Fatigue damage to babbitt layers of plain bearings is often manifested during operation. The goal of the study is to develop a model for accumulation of the fatigue damage and destruction of antifriction materials and layers of plain bearings. A generalized fatigue diagram of tin-based babbitts including the main stages of fatigue damage and a diagram of the fatigue damage development in the antifriction layer of plain bearings are presented. The generalized model of V. V. Bolotin for damage accumulation and destruction is modified with regard to antifriction materials containing rather large structural elements. An explicit (direct) modeling of damage processes appeared possible for such materials. The model describes dissipated accumulation of microcracks (interpreted as destruction of the elements of the material structure), initiation and development of a system of short cracks, initiation and development of macro-cracks up to the limit state of the object. The model suggests discretization of the volume into sections with constant levels of complex stress state and discretization of the time axis into the intervals (blocks of loading cycles). The problem of identifying the parameters of a multistage model of the fatigue damage accumulation in the alloy is solved proceeding from the analysis of the results of testing babbitt specimens. We used the simplest optimization procedure, i.e., the method of deformable polyhedron. The parameters of the power function in the dependence of the rate of microdamage accumulation on the level of stresses are obtained.

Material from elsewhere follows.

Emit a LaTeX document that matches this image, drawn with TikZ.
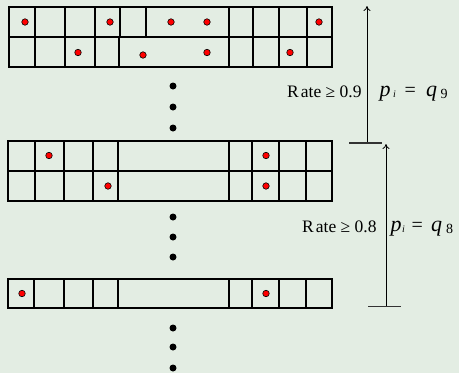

The parameters of the initiation and development of the crack system in the babbitt layer are obtained from the analysis of experimental results of studying steel-babbitt samples. The problem of calculating the durability of antifriction babbitt layers required the development of a new software. The program is examined by comparing calculated and experimental values of the durability of fatigue-tested bearing specimens forced against a rotating shaft by varying cyclic load. The calculated values of the durability match the experimental which confirms the performance of the calculated model.